A Quaker on Greed
One first day about 1990 I brought a message to the Brevard (NC) Friends Meeting re greed. Those Brevard Quakers are among the best and brightest people I’ve known. However that message fell flat (I could tell!) After the meeting I asked the clerk (a former Methodist minister) if he didn’t think that for one man to be worth $50 B was obscene; he agreed; however I got the message that greed is not something Quakers talk about.
Plenty of talk about war; but never greed; but don’t people realize that greed is the most common cause of war?
Everyone knows the old saying about early Quakers: that they came to the New World to do good, and they did very well. That has been just as true of our country in the 20th Century. We’ve gone all over the world to do good, and we’ve done very well, so now we have extensive military installations in about 30 countries.
Like most people I was surprised and shocked at the violent objections of young people in Seattle to the meeting there of the WTO; it happened again a few years laters at Cancun. Recently I’ve learned a little about why that happened:
Our “farmers” (corporations), with the help of the taxpayer have produced many, many tons of cheap grain to export to the Third World, thereby pauperizing the native farmers.
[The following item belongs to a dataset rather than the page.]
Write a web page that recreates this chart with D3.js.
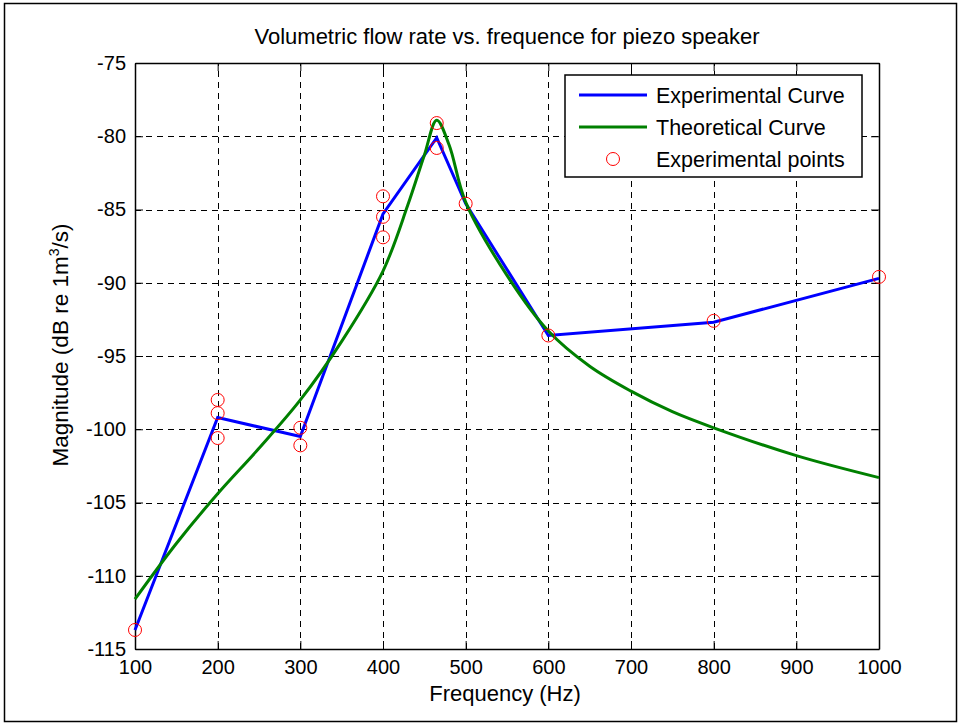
<!DOCTYPE html>
<html>
<head>
<meta charset="utf-8">
<script src="https://cdn.jsdelivr.net/npm/d3@7"></script>
<style>
  body { margin: 0; background: #fff; }
  svg text { font-family: 'Liberation Sans', Arial, Helvetica, sans-serif; fill: #000; }
</style>
</head>
<body>
<svg id="chart" width="961" height="726"></svg>
<script>
// experimental curve (Hz, dB)
const expFreq = [100, 200, 300, 400, 465, 500, 600, 800, 1000]
const expMag = [-113.7, -99.2, -100.5, -85.3, -80.1, -84.6, -93.6, -92.7, -89.7]

// theoretical curve
const theoFreq = [100, 150, 200, 250, 300, 350, 400, 430, 450, 465, 480, 500, 550, 600, 650, 700, 750, 800, 900, 1000]
const theoMag = [-111.6, -107.8, -104.4, -101.3, -98.0, -94.0, -89.2, -84.7, -81.3, -78.9, -80.6, -84.5, -89.5, -93.3, -95.7, -97.4, -98.8, -99.9, -101.8, -103.3]

// measured points
const ptFreq = [100, 200, 200, 200, 300, 300, 400, 400, 400, 465, 465, 500, 600, 800, 1000]
const ptMag = [-113.7, -98.0, -98.9, -100.6, -99.9, -101.1, -84.1, -85.5, -86.9, -79.1, -80.8, -84.6, -93.6, -92.6, -89.6]

const xTicks = [100, 200, 300, 400, 500, 600, 700, 800, 900, 1000]
const yTicks = [-75, -80, -85, -90, -95, -100, -105, -110, -115]

const svg = d3.select('svg#chart')
const pLeft = 135, pRight = 879, pTop = 63, pBottom = 649

// figure frame
svg.append('rect')
  .attr('x', 4.5).attr('y', 3.5).attr('width', 952).attr('height', 718)
  .attr('fill', 'none').attr('stroke', '#000').attr('stroke-width', 1.5)

const x = d3.scaleLinear().domain([100, 1000]).range([pLeft, pRight])
const y = d3.scaleLinear().domain([-115, -75]).range([pBottom, pTop])

// grid
const grid = svg.append('g')
  .attr('stroke', '#000').attr('stroke-width', 1).attr('stroke-dasharray', '6,5')
grid.selectAll('line.gx')
  .data(xTicks.slice(1, -1))
  .enter()
    .append('line')
      .attr('x1', d => Math.round(x(d)) + 0.5).attr('x2', d => Math.round(x(d)) + 0.5)
      .attr('y1', pBottom).attr('y2', pTop)
grid.selectAll('line.gy')
  .data(yTicks.slice(1, -1))
  .enter()
    .append('line')
      .attr('y1', d => Math.round(y(d)) + 0.5).attr('y2', d => Math.round(y(d)) + 0.5)
      .attr('x1', pLeft).attr('x2', pRight)

// axes with inward ticks on all four sides
const fmt = d => String(d)
const axB = svg.append('g').attr('transform', `translate(0,${pBottom})`)
  .call(d3.axisBottom(x).tickValues(xTicks).tickSizeInner(-8).tickSizeOuter(0).tickPadding(11).tickFormat(fmt))
const axT = svg.append('g').attr('transform', `translate(0,${pTop})`)
  .call(d3.axisTop(x).tickValues(xTicks).tickSizeInner(-8).tickSizeOuter(0).tickFormat(''))
const axL = svg.append('g').attr('transform', `translate(${pLeft},0)`)
  .call(d3.axisLeft(y).tickValues(yTicks).tickSizeInner(-8).tickSizeOuter(0).tickPadding(9).tickFormat(fmt))
const axR = svg.append('g').attr('transform', `translate(${pRight},0)`)
  .call(d3.axisRight(y).tickValues(yTicks).tickSizeInner(-8).tickSizeOuter(0).tickFormat(''))

;[axB, axT, axL, axR].forEach(a => {
  a.attr('font-family', null)
  a.select('.domain').attr('stroke', '#000').attr('stroke-width', 1.5)
  a.selectAll('.tick line').attr('stroke', '#000')
  a.selectAll('.tick text').attr('font-size', 20).attr('fill', '#000')
})

// lines
const expLine = d3.line().x(d => x(expFreq[d])).y(d => y(expMag[d]))
svg.append('path')
  .attr('d', expLine(d3.range(expFreq.length)))
  .attr('fill', 'none').attr('stroke', '#0000ff').attr('stroke-width', 3)

const theoLine = d3.line().x(d => x(theoFreq[d])).y(d => y(theoMag[d])).curve(d3.curveCatmullRom.alpha(0.5))
svg.append('path')
  .attr('d', theoLine(d3.range(theoFreq.length)))
  .attr('fill', 'none').attr('stroke', '#008000').attr('stroke-width', 3)

svg.append('g')
  .selectAll('circle')
  .data(d3.range(ptFreq.length))
  .enter()
    .append('circle')
      .attr('cx', d => x(ptFreq[d]))
      .attr('cy', d => y(ptMag[d]))
      .attr('r', 6.5)
      .attr('fill', 'none').attr('stroke', '#ff0000').attr('stroke-width', 1)

// legend
const legend = svg.append('g').attr('transform', 'translate(565,75)')
legend.append('rect')
  .attr('width', 297).attr('height', 102)
  .attr('fill', '#fff').attr('stroke', '#000').attr('stroke-width', 1.5)
const items = [
  { text: 'Experimental Curve', color: '#0000ff', kind: 'line' },
  { text: 'Theoretical Curve', color: '#008000', kind: 'line' },
  { text: 'Experimental points', color: '#ff0000', kind: 'marker' }
]
const rows = legend.selectAll('g.item')
  .data(items)
  .enter()
    .append('g')
      .attr('transform', (d, i) => `translate(0,${20 + i * 32})`)
rows.filter(d => d.kind === 'line').append('line')
  .attr('x1', 14).attr('x2', 82)
  .attr('stroke', d => d.color).attr('stroke-width', 3)
rows.filter(d => d.kind === 'marker').append('circle')
  .attr('cx', 48).attr('r', 6.5)
  .attr('fill', 'none').attr('stroke', d => d.color)
rows.append('text')
  .attr('x', 91).attr('dy', '0.35em')
  .attr('font-size', 21.5)
  .text(d => d.text)

// title and axis labels
svg.append('text')
  .attr('x', 507).attr('y', 44)
  .attr('text-anchor', 'middle').attr('font-size', 22)
  .text('Volumetric flow rate vs. frequence for piezo speaker')

svg.append('text')
  .attr('x', 505).attr('y', 701)
  .attr('text-anchor', 'middle').attr('font-size', 22)
  .text('Frequency (Hz)')

const yl = svg.append('text')
  .attr('transform', 'translate(68,345) rotate(-90)')
  .attr('text-anchor', 'middle').attr('font-size', 22.5)
yl.append('tspan').text('Magnitude (dB re 1m')
yl.append('tspan').attr('font-size', 14).attr('dy', -9).text('3')
yl.append('tspan').attr('dy', 9).text('/s)')
</script>
</body>
</html>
An economic 9-11 occured recently at Cancun when China, India, Brazil and S.Africa got together to refuse WTO’s proposed exemptions of subsidies for American and European grain producers. In fact India itself exported 6 million tons of grain to hungrier nations (without subsidies).
I suppose doing good always leads to doing well, but doing well— for whom?
I know everyone hates war, but am I the only Quaker concerned about greed?